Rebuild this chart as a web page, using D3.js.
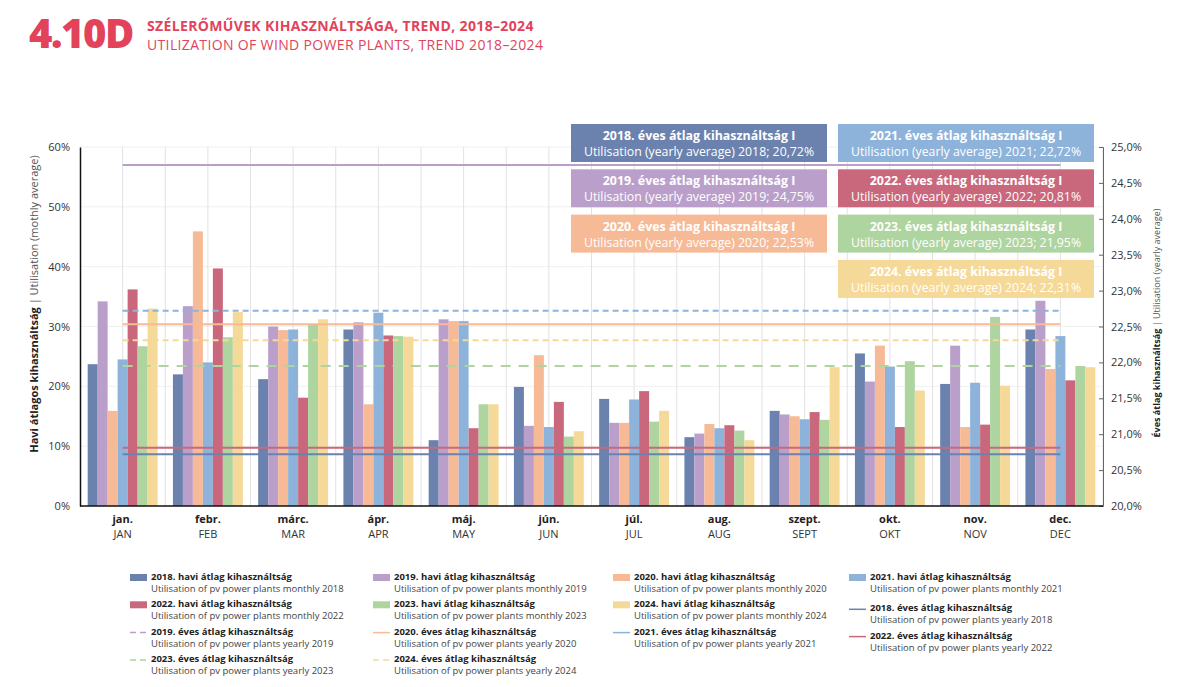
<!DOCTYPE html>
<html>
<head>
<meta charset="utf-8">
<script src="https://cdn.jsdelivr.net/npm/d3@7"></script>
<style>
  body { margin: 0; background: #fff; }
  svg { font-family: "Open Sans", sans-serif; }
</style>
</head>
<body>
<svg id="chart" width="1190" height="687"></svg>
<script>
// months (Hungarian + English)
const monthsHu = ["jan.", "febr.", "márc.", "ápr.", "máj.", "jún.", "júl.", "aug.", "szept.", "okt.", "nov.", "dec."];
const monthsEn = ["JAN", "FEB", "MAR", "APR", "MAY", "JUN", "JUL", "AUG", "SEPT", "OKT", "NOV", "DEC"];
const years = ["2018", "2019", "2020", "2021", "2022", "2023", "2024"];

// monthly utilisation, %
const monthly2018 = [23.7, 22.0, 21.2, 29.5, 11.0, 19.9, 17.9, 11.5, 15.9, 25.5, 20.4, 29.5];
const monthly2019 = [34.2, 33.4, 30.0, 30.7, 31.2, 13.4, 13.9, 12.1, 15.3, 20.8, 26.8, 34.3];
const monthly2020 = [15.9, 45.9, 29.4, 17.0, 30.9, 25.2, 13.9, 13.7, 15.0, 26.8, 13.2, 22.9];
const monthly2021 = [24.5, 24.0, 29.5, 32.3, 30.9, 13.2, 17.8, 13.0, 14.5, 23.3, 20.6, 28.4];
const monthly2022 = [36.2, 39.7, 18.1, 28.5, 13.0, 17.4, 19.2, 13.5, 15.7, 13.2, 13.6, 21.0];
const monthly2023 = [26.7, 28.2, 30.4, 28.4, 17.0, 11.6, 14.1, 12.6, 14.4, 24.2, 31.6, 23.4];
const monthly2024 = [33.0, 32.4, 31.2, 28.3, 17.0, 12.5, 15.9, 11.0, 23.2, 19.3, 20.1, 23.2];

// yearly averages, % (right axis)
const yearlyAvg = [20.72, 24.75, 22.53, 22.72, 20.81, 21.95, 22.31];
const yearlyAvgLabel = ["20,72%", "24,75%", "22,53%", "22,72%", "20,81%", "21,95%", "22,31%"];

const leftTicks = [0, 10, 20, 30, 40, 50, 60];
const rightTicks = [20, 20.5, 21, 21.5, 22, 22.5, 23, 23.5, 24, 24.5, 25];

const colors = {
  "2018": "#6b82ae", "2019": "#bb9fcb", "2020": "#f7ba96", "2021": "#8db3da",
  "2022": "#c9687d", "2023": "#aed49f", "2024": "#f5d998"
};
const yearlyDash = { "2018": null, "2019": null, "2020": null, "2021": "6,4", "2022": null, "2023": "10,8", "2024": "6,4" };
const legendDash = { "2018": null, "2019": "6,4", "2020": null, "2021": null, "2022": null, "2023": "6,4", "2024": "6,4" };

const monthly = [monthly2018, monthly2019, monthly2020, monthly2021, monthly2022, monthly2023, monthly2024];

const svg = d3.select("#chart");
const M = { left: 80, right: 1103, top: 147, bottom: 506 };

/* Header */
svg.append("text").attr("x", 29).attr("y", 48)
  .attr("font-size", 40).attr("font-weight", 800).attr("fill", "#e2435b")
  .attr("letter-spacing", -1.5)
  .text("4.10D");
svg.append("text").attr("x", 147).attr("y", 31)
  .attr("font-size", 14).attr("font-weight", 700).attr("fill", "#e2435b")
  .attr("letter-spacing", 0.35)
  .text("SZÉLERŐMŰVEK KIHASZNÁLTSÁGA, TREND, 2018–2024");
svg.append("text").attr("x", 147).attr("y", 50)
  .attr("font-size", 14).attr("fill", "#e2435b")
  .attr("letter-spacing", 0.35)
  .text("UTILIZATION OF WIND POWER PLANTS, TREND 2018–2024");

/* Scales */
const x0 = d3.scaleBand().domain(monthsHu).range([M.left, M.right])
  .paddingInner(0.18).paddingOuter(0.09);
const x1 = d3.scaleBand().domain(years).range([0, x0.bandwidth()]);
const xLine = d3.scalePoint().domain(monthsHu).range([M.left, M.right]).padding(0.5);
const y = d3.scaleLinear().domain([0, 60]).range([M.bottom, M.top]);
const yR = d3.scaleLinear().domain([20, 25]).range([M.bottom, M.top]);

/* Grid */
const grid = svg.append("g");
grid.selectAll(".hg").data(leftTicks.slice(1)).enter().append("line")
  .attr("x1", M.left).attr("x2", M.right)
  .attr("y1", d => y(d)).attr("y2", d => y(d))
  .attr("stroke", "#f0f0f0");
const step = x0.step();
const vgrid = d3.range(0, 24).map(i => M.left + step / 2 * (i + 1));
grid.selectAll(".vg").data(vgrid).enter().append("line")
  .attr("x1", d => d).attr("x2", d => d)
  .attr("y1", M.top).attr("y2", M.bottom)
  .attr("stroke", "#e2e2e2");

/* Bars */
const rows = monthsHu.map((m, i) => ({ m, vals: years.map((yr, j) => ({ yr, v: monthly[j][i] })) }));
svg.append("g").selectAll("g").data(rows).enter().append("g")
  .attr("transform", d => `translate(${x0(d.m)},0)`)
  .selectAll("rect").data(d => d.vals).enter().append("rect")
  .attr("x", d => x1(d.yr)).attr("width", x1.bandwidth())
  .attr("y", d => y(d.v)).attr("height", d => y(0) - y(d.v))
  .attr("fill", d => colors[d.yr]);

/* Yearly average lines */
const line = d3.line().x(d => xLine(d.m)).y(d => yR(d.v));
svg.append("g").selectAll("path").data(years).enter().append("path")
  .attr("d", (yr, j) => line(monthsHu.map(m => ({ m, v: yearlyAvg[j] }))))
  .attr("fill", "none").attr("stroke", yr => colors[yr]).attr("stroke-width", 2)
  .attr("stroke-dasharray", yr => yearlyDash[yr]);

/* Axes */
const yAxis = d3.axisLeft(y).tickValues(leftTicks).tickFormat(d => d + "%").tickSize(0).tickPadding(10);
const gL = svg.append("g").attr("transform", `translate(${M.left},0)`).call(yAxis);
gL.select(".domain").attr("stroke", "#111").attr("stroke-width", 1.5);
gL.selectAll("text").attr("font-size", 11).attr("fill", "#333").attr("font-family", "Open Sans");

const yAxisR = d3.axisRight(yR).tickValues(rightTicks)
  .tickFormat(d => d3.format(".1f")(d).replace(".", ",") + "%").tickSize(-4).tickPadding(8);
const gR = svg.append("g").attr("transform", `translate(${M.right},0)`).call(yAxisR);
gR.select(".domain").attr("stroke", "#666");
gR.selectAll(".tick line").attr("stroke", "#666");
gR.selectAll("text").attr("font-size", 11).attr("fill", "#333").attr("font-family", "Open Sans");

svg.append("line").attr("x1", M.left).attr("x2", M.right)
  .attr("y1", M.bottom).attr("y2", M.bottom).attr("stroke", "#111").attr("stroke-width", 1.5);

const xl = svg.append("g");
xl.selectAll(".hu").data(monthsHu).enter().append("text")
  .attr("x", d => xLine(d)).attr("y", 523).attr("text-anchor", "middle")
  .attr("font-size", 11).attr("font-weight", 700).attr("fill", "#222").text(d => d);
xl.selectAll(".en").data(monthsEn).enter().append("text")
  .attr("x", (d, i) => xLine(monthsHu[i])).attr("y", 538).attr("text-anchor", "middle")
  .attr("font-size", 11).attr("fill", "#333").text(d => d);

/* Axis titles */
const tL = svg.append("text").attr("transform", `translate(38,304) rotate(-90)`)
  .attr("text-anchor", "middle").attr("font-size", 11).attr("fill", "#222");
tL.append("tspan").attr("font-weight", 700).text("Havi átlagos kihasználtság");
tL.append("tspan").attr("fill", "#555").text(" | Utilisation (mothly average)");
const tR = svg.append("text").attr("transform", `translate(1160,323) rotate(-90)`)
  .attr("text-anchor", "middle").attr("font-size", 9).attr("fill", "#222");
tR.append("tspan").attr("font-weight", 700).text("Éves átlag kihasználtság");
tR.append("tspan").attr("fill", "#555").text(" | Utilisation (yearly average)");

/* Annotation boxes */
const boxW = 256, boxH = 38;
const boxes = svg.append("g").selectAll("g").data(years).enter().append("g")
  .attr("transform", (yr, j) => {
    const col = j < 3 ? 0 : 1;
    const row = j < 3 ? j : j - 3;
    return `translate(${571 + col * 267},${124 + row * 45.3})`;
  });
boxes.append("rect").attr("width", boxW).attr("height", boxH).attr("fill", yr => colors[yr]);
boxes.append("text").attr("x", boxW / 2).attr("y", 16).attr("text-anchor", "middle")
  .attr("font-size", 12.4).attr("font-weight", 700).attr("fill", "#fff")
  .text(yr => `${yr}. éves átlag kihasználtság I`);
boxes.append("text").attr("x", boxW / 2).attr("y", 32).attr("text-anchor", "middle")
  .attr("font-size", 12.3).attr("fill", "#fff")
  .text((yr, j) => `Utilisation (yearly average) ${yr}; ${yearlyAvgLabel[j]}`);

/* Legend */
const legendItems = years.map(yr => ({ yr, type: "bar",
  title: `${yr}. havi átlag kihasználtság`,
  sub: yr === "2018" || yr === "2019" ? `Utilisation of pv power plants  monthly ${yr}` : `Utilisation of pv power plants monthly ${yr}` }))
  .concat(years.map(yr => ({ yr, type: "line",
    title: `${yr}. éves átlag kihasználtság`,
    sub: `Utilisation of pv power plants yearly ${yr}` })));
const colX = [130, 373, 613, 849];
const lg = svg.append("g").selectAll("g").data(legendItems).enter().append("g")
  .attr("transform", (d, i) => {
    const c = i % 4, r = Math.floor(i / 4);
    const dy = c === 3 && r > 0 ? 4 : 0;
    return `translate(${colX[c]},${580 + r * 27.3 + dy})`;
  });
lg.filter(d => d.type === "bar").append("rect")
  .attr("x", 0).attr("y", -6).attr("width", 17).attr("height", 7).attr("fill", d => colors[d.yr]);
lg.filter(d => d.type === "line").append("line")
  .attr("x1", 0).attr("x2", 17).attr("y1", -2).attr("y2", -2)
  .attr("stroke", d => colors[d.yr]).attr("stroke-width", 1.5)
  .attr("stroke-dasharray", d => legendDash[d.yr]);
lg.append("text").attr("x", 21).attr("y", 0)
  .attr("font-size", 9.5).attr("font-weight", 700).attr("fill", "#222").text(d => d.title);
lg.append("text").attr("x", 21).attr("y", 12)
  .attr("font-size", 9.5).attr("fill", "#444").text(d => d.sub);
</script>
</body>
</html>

- - - - -

■ WHAT IS ASKED:
Starting with the first line of the data above and ending with the line containing "24, 24.5, 25];", please restate every line exactly, leaving images out.

■ PROBLEM SOLUTION:
Rebuild this chart as a web page, using D3.js.
<!DOCTYPE html>
<html>
<head>
<meta charset="utf-8">
<script src="https://cdn.jsdelivr.net/npm/d3@7"></script>
<style>
  body { margin: 0; background: #fff; }
  svg { font-family: "Open Sans", sans-serif; }
</style>
</head>
<body>
<svg id="chart" width="1190" height="687"></svg>
<script>
// months (Hungarian + English)
const monthsHu = ["jan.", "febr.", "márc.", "ápr.", "máj.", "jún.", "júl.", "aug.", "szept.", "okt.", "nov.", "dec."];
const monthsEn = ["JAN", "FEB", "MAR", "APR", "MAY", "JUN", "JUL", "AUG", "SEPT", "OKT", "NOV", "DEC"];
const years = ["2018", "2019", "2020", "2021", "2022", "2023", "2024"];

// monthly utilisation, %
const monthly2018 = [23.7, 22.0, 21.2, 29.5, 11.0, 19.9, 17.9, 11.5, 15.9, 25.5, 20.4, 29.5];
const monthly2019 = [34.2, 33.4, 30.0, 30.7, 31.2, 13.4, 13.9, 12.1, 15.3, 20.8, 26.8, 34.3];
const monthly2020 = [15.9, 45.9, 29.4, 17.0, 30.9, 25.2, 13.9, 13.7, 15.0, 26.8, 13.2, 22.9];
const monthly2021 = [24.5, 24.0, 29.5, 32.3, 30.9, 13.2, 17.8, 13.0, 14.5, 23.3, 20.6, 28.4];
const monthly2022 = [36.2, 39.7, 18.1, 28.5, 13.0, 17.4, 19.2, 13.5, 15.7, 13.2, 13.6, 21.0];
const monthly2023 = [26.7, 28.2, 30.4, 28.4, 17.0, 11.6, 14.1, 12.6, 14.4, 24.2, 31.6, 23.4];
const monthly2024 = [33.0, 32.4, 31.2, 28.3, 17.0, 12.5, 15.9, 11.0, 23.2, 19.3, 20.1, 23.2];

// yearly averages, % (right axis)
const yearlyAvg = [20.72, 24.75, 22.53, 22.72, 20.81, 21.95, 22.31];
const yearlyAvgLabel = ["20,72%", "24,75%", "22,53%", "22,72%", "20,81%", "21,95%", "22,31%"];

const leftTicks = [0, 10, 20, 30, 40, 50, 60];
const rightTicks = [20, 20.5, 21, 21.5, 22, 22.5, 23, 23.5, 24, 24.5, 25];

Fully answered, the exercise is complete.